BMI View: We have revised up our Moroccan wheat production forecasts for the 2014/15 season on the back of improved rains leading up to the June harvest. The area dedicated to wheat in Morocco is expected to fall in 2014/15, which will contribute to lower production year-on-year. Still, we forecast output in 2014/15 to come in above historical averages, which will keep imports relatively subdued. Over the medium term, we are relatively optimistic in terms of the country's wheat production prospects owing to government support, but rainfall frequency is notoriously volatile.
We have revised up our forecast for Morocco's wheat production in 2014/15, mainly owing to improved rainfall in the weeks leading up to the start of the harvest in June 2014. Morocco's grain harvest is heavily dependent on good rainfall, and up to mid-February 2014 rainfall levels were significantly lower year-on-year and below multi-year averages. However, between mid-February and the end of March, weather conditions improved, and we now expect production to come in above historical averages. Aside from rainfall, production will be aided by government support, particularly in the form of increased fertiliser distributions as well as an irrigation programme.

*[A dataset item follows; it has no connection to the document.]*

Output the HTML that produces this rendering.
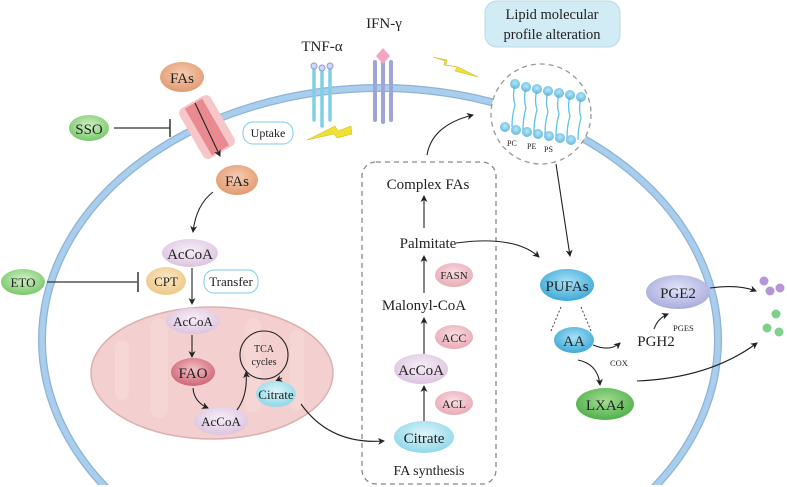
<!DOCTYPE html>
<html><head><meta charset="utf-8"><style>
html,body{margin:0;padding:0;background:#fff;width:787px;height:487px;overflow:hidden;}
svg{display:block;font-family:"Liberation Serif",serif;}
</style></head><body>
<svg width="787" height="487" viewBox="0 0 787 487" xmlns="http://www.w3.org/2000/svg">
<defs>
<marker id="ar" markerWidth="8" markerHeight="8" refX="6" refY="4" orient="auto" markerUnits="userSpaceOnUse"><path d="M0,0.5 L7,4 L0,7.5 L2,4 Z" fill="#222"/></marker>
<radialGradient id="gO" cx="50%" cy="40%" r="60%"><stop offset="0" stop-color="#f6cdb2"/><stop offset="1" stop-color="#e29a72"/></radialGradient>
<radialGradient id="gP" cx="50%" cy="40%" r="60%"><stop offset="0" stop-color="#f8eef8"/><stop offset="1" stop-color="#dcc4e0"/></radialGradient>
<radialGradient id="gR" cx="50%" cy="40%" r="60%"><stop offset="0" stop-color="#f9dde2"/><stop offset="1" stop-color="#e9aab6"/></radialGradient>
<radialGradient id="gF" cx="50%" cy="40%" r="60%"><stop offset="0" stop-color="#f4c2c8"/><stop offset="1" stop-color="#cf6474"/></radialGradient>
<radialGradient id="gT" cx="50%" cy="40%" r="60%"><stop offset="0" stop-color="#dff6fa"/><stop offset="1" stop-color="#8fd8e8"/></radialGradient>
<radialGradient id="gB" cx="50%" cy="40%" r="60%"><stop offset="0" stop-color="#a8e2f6"/><stop offset="1" stop-color="#3ea9d8"/></radialGradient>
<radialGradient id="gG" cx="50%" cy="40%" r="60%"><stop offset="0" stop-color="#d3f0c8"/><stop offset="1" stop-color="#78c86a"/></radialGradient>
<radialGradient id="gG2" cx="50%" cy="40%" r="60%"><stop offset="0" stop-color="#a4dc94"/><stop offset="1" stop-color="#50b04a"/></radialGradient>
<radialGradient id="gY" cx="50%" cy="40%" r="60%"><stop offset="0" stop-color="#fbe8c6"/><stop offset="1" stop-color="#eec888"/></radialGradient>
<radialGradient id="gV" cx="50%" cy="40%" r="60%"><stop offset="0" stop-color="#e2e4f8"/><stop offset="1" stop-color="#a8acdc"/></radialGradient>
</defs>
<ellipse cx="380" cy="340" rx="338" ry="252" fill="none" stroke="#8fb3d6" stroke-width="8"/>
<ellipse cx="380" cy="340" rx="338" ry="252" fill="none" stroke="#a9cdec" stroke-width="5.5"/>
<rect x="0" y="485" width="787" height="2" fill="#fff"/>
<ellipse cx="212" cy="373" rx="121" ry="66" fill="#f3cfcf" stroke="#dcb0b0" stroke-width="1.5"/>
<g fill="#f6d8d6" opacity="0.8">
<rect x="150" y="318" width="18" height="100" rx="9"/><rect x="245" y="318" width="16" height="95" rx="8"/><rect x="290" y="330" width="14" height="80" rx="7"/><rect x="115" y="340" width="14" height="60" rx="7"/>
</g>
<rect x="362" y="162" width="134" height="322" rx="14" fill="none" stroke="#888" stroke-width="1.3" stroke-dasharray="5,4"/>
<circle cx="541" cy="114" r="50" fill="#fff" stroke="#999" stroke-width="1.3" stroke-dasharray="5,4"/>
<g stroke="#5cc3ea" stroke-width="1.3" fill="none">
<path d="M515,85 q-3,10 0,20 q-3,10 -3,22"/><path d="M526,88 q-3,10 0,20 q-3,10 -3,22"/><path d="M537,90 q-3,10 0,20 q-3,10 -3,22"/><path d="M548,92 q-3,10 0,20 q-3,10 -3,22"/><path d="M559,94 q-3,10 0,20 q-3,10 -3,22"/><path d="M570,96 q-3,10 0,20 q-3,10 -3,22"/><path d="M581,98 q-3,10 0,20 q-3,10 -3,22"/>
</g>
<g fill="url(#gB)" opacity="0.8">
<circle cx="515" cy="84" r="5"/><circle cx="526" cy="87" r="5"/><circle cx="537" cy="89" r="5"/><circle cx="548" cy="91" r="5"/><circle cx="559" cy="93" r="5"/><circle cx="570" cy="95" r="5"/><circle cx="581" cy="97" r="5"/>
<circle cx="505" cy="127" r="5"/><circle cx="516" cy="130" r="5"/><circle cx="527" cy="132" r="5"/><circle cx="538" cy="134" r="5"/><circle cx="549" cy="136" r="5"/><circle cx="560" cy="138" r="5"/><circle cx="571" cy="140" r="5"/>
</g>
<g font-size="8" fill="#222"><text x="507" y="146">PC</text><text x="527" y="149">PE</text><text x="544" y="152">PS</text></g>
<rect x="485" y="1" width="135" height="46" rx="12" fill="#d2ecf6" stroke="#b8d8e6"/>
<text x="552" y="19" font-size="14.5" text-anchor="middle" fill="#222">Lipid molecular</text>
<text x="552" y="39" font-size="14.5" text-anchor="middle" fill="#222">profile alteration</text>
<text x="322" y="51" font-size="15" text-anchor="middle" fill="#222">TNF-α</text>
<text x="384" y="28" font-size="15" text-anchor="middle" fill="#222">IFN-γ</text>
<g stroke="#7fd0e6" stroke-width="3.5" stroke-linecap="round"><line x1="314" y1="68" x2="314" y2="120"/><line x1="322" y1="68" x2="322" y2="126"/><line x1="330" y1="68" x2="330" y2="120"/></g>
<g fill="#d0d8f4" stroke="#8f9ad0"><circle cx="314" cy="66" r="3"/><circle cx="322" cy="68" r="3"/><circle cx="330" cy="66" r="3"/></g>
<g stroke="#9ea4d4" stroke-width="4" stroke-linecap="round"><line x1="375" y1="62" x2="375" y2="120"/><line x1="383" y1="60" x2="383" y2="122"/><line x1="391" y1="62" x2="391" y2="120"/></g>
<path d="M383,48 L390,56 L383,64 L376,56 Z" fill="#f2a6c4"/>
<path d="M307,140 L335,126 L338,131 L351,126 L352,134 L337,138 L334,134 Z" fill="#f0e030" stroke="#c8b820" stroke-width="0.5"/>
<path d="M433,57 L447,60 L446,65 L458,67 L478,77 L455,71 L457,67 L444,65 L445,61 Z" fill="#f0e030" stroke="#c8b820" stroke-width="0.5"/>
<g transform="rotate(-30 207 127)">
<rect x="189" y="98" width="36" height="58" rx="6" fill="#f6c6c8"/>
<rect x="197" y="100" width="20" height="54" fill="#e88a90"/>
</g>
<line x1="195" y1="103" x2="220" y2="156" stroke="#222" stroke-width="1.1" marker-end="url(#ar)"/>
<ellipse cx="182" cy="77" rx="22" ry="15" fill="url(#gO)"/><text x="182" y="83" font-size="15" text-anchor="middle" fill="#222">FAs</text>
<ellipse cx="89" cy="128" rx="20" ry="13" fill="url(#gG)"/><text x="89" y="134" font-size="15" text-anchor="middle" fill="#222">SSO</text>
<line x1="114" y1="128" x2="170" y2="128" stroke="#333" stroke-width="1.2"/><line x1="170" y1="119" x2="170" y2="137" stroke="#333" stroke-width="1.5"/>
<rect x="243" y="122" width="50" height="22" rx="10" fill="#fff" stroke="#7ccbe6"/><text x="268" y="137" font-size="12" text-anchor="middle" fill="#222">Uptake</text>
<ellipse cx="237" cy="180" rx="21" ry="15" fill="url(#gO)"/><text x="237" y="186" font-size="15" text-anchor="middle" fill="#222">FAs</text>
<path d="M213,192 Q196,205 193,232" fill="none" stroke="#222" stroke-width="1.1" marker-end="url(#ar)"/>
<ellipse cx="190" cy="253" rx="28" ry="14" fill="url(#gP)"/><text x="190" y="259" font-size="15" text-anchor="middle" fill="#222">AcCoA</text>
<ellipse cx="23" cy="282" rx="22" ry="13" fill="url(#gG)"/><text x="23" y="287" font-size="13" text-anchor="middle" fill="#222">ETO</text>
<line x1="47" y1="282" x2="137" y2="282" stroke="#333" stroke-width="1.2"/><line x1="138" y1="272" x2="138" y2="292" stroke="#333" stroke-width="1.5"/>
<ellipse cx="166" cy="281" rx="20" ry="14" fill="url(#gY)"/><text x="166" y="286" font-size="13" text-anchor="middle" fill="#222">CPT</text>
<rect x="204" y="270" width="54" height="23" rx="10" fill="#fff" stroke="#7ccbe6"/><text x="231" y="286" font-size="13" text-anchor="middle" fill="#222">Transfer</text>
<line x1="192" y1="268" x2="192" y2="304" stroke="#222" stroke-width="1.1" marker-end="url(#ar)"/>
<ellipse cx="193" cy="321" rx="27" ry="13" fill="url(#gP)"/><text x="193" y="326" font-size="13" text-anchor="middle" fill="#222">AcCoA</text>
<line x1="192" y1="335" x2="192" y2="357" stroke="#222" stroke-width="1.1" marker-end="url(#ar)"/>
<ellipse cx="193" cy="372" rx="22" ry="14" fill="url(#gF)"/><text x="193" y="378" font-size="15" text-anchor="middle" fill="#222">FAO</text>
<path d="M193,388 Q194,402 208,408" fill="none" stroke="#222" stroke-width="1.1" marker-end="url(#ar)"/>
<ellipse cx="221" cy="421" rx="27" ry="14" fill="url(#gP)"/><text x="221" y="426" font-size="13" text-anchor="middle" fill="#222">AcCoA</text>
<circle cx="264" cy="355" r="24" fill="none" stroke="#222" stroke-width="1.1"/>
<text x="264" y="352" font-size="10" text-anchor="middle" fill="#222">TCA</text><text x="264" y="365" font-size="10" text-anchor="middle" fill="#222">cycles</text>
<path d="M237,410 Q248,395 246,372" fill="none" stroke="#222" stroke-width="1.1" marker-end="url(#ar)"/>
<path d="M282,378 L276,381" fill="none" stroke="#222" stroke-width="1.1" marker-end="url(#ar)"/>
<ellipse cx="276" cy="394" rx="20" ry="13" fill="url(#gT)"/><text x="276" y="399" font-size="13" text-anchor="middle" fill="#222">Citrate</text>
<path d="M301,404 Q330,445 384,441" fill="none" stroke="#222" stroke-width="1.1" marker-end="url(#ar)"/>
<text x="428" y="189" font-size="15" text-anchor="middle" fill="#222">Complex FAs</text>
<line x1="424" y1="228" x2="424" y2="196" stroke="#222" stroke-width="1.1" marker-end="url(#ar)"/>
<text x="428" y="248" font-size="15" text-anchor="middle" fill="#222">Palmitate</text>
<ellipse cx="454" cy="275" rx="19" ry="12" fill="url(#gR)"/><text x="454" y="279" font-size="11" text-anchor="middle" fill="#222">FASN</text>
<line x1="424" y1="293" x2="424" y2="256" stroke="#222" stroke-width="1.1" marker-end="url(#ar)"/>
<text x="424" y="310" font-size="15" text-anchor="middle" fill="#222">Malonyl-CoA</text>
<ellipse cx="454" cy="337" rx="19" ry="12" fill="url(#gR)"/><text x="454" y="342" font-size="12" text-anchor="middle" fill="#222">ACC</text>
<line x1="424" y1="354" x2="424" y2="318" stroke="#222" stroke-width="1.1" marker-end="url(#ar)"/>
<ellipse cx="421" cy="369" rx="27" ry="15" fill="url(#gP)"/><text x="421" y="375" font-size="15" text-anchor="middle" fill="#222">AcCoA</text>
<ellipse cx="454" cy="403" rx="19" ry="12" fill="url(#gR)"/><text x="454" y="408" font-size="12" text-anchor="middle" fill="#222">ACL</text>
<line x1="424" y1="422" x2="424" y2="386" stroke="#222" stroke-width="1.1" marker-end="url(#ar)"/>
<ellipse cx="424" cy="437" rx="30" ry="16" fill="url(#gT)"/><text x="424" y="443" font-size="15" text-anchor="middle" fill="#222">Citrate</text>
<text x="429" y="475" font-size="14" text-anchor="middle" fill="#222">FA synthesis</text>
<path d="M427,155 Q432,125 473,115" fill="none" stroke="#222" stroke-width="1.1" marker-end="url(#ar)"/>
<path d="M456,243 Q515,235 539,257" fill="none" stroke="#222" stroke-width="1.1" marker-end="url(#ar)"/>
<line x1="556" y1="164" x2="570" y2="256" stroke="#222" stroke-width="1.1" marker-end="url(#ar)"/>
<ellipse cx="567" cy="285" rx="27" ry="16" fill="url(#gB)"/><text x="567" y="291" font-size="15" text-anchor="middle" fill="#222">PUFAs</text>
<line x1="561" y1="307" x2="551" y2="331" stroke="#444" stroke-dasharray="2,2"/><line x1="581" y1="307" x2="591" y2="331" stroke="#444" stroke-dasharray="2,2"/>
<ellipse cx="574" cy="340" rx="20" ry="13" fill="url(#gB)"/><text x="574" y="346" font-size="15" text-anchor="middle" fill="#222">AA</text>
<path d="M593,345 Q610,352 620,343" fill="none" stroke="#222" stroke-width="1.1" marker-end="url(#ar)"/>
<text x="610" y="366" font-size="8.5" fill="#222">COX</text>
<text x="656" y="346" font-size="15" text-anchor="middle" fill="#222">PGH2</text>
<path d="M654,329 Q658,318 668,314" fill="none" stroke="#222" stroke-width="1.1" marker-end="url(#ar)"/>
<text x="673" y="331" font-size="8.5" fill="#222">PGES</text>
<ellipse cx="678" cy="292" rx="32" ry="17" fill="url(#gV)"/><text x="678" y="298" font-size="15" text-anchor="middle" fill="#222">PGE2</text>
<path d="M710,288 Q738,284 756,291" fill="none" stroke="#222" stroke-width="1.1" marker-end="url(#ar)"/>
<path d="M578,360 Q598,364 600,385" fill="none" stroke="#222" stroke-width="1.1" marker-end="url(#ar)"/>
<ellipse cx="605" cy="404" rx="29" ry="16" fill="url(#gG2)"/><text x="605" y="410" font-size="15" text-anchor="middle" fill="#222">LXA4</text>
<path d="M637,381 Q710,378 757,343" fill="none" stroke="#222" stroke-width="1.1" marker-end="url(#ar)"/>
<g fill="#b497d6"><circle cx="764" cy="281" r="4.5"/><circle cx="770" cy="291" r="4.5"/><circle cx="780" cy="288" r="4.5"/></g>
<g fill="#7ed08a"><circle cx="776" cy="314" r="4.5"/><circle cx="767" cy="328" r="4.5"/><circle cx="779" cy="332" r="4.5"/></g>
</svg>
</body></html>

|Coming Down In Recent Years|
|Morocco - Wheat Imports ('000 tonnes)|
Morocco has recently become one of the world's largest wheat importers, but we believe imports will be relatively subdued for the upcoming 2014/15 season owing to the strong production outlook. Most Moroccan wheat comes from the EU-28, mainly because of favourable proximity relative to North American markets. The Moroccan government occasionally imposes tariffs on wheat importers to encourage domestic production, but this tariff was temporarily removed between January 2013 and May 2014 owing to high local wheat prices. We expect the tariff to eventually be re-instated once the domestic harvest is completed and local wheat prices fall.

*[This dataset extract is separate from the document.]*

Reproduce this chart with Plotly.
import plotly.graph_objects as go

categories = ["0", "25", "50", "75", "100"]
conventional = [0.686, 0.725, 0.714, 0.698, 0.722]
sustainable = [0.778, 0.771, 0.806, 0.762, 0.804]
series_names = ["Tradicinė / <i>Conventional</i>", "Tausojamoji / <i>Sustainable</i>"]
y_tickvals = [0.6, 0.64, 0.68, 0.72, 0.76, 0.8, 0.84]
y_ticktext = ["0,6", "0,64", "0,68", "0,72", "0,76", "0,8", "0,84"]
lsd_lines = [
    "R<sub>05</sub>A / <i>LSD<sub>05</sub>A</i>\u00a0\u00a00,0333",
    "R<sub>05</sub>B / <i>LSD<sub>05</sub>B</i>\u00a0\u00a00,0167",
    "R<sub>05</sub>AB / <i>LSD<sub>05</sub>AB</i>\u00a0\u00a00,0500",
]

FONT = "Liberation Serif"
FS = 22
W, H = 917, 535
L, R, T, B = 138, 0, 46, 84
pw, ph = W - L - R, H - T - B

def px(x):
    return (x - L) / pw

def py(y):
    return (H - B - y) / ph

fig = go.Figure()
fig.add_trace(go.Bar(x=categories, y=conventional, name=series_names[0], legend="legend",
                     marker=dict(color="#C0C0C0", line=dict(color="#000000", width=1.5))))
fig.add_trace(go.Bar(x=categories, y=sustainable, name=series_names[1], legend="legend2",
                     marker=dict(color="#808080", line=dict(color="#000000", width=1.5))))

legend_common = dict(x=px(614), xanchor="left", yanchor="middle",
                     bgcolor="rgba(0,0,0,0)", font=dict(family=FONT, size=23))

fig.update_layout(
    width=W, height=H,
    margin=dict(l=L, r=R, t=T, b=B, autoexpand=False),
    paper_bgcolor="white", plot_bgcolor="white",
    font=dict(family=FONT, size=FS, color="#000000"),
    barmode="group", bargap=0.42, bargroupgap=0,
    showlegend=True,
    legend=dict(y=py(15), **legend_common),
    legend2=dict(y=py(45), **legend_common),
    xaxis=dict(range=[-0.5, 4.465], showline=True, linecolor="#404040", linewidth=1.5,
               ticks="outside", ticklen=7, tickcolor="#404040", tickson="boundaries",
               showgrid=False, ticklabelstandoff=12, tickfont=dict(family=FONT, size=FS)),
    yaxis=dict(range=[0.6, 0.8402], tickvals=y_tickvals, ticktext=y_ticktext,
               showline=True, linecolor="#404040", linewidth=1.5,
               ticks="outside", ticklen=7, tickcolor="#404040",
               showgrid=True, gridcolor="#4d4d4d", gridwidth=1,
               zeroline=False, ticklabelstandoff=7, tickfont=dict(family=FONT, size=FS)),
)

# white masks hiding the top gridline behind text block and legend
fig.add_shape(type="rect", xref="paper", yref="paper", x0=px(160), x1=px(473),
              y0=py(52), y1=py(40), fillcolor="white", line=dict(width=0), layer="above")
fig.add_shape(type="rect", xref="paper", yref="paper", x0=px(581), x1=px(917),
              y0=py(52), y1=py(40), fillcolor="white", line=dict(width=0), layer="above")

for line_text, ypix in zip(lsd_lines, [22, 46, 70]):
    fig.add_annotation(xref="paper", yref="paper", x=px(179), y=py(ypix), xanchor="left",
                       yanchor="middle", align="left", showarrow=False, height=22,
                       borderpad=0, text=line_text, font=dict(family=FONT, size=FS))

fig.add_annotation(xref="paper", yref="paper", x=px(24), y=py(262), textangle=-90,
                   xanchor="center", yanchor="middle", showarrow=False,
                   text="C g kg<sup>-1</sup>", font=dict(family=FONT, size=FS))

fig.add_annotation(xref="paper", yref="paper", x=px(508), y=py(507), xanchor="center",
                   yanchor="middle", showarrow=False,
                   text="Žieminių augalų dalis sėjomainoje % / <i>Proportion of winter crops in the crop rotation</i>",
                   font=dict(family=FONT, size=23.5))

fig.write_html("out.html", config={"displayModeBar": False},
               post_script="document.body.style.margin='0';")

Long-term trends in Moroccan wheat production are relatively difficult to predict given the notoriously volatile rainfall in the country. Nonetheless, we expect gradual increases in production over the coming years due to government support, particularly in the form of improved irrigation, along with our view for higher average wheat prices over the coming years. Government protection for domestic farmers in the form of import quotas and tariffs will also help to spur domestic production. However, we anticipate the country remaining a large net importer over the coming years. Per capita wheat consumption in Morocco is already among the highest in the world, meaning consumption growth will be relatively limited, and limited arable land and competition from relatively cheap and efficient imports will restrain production growth.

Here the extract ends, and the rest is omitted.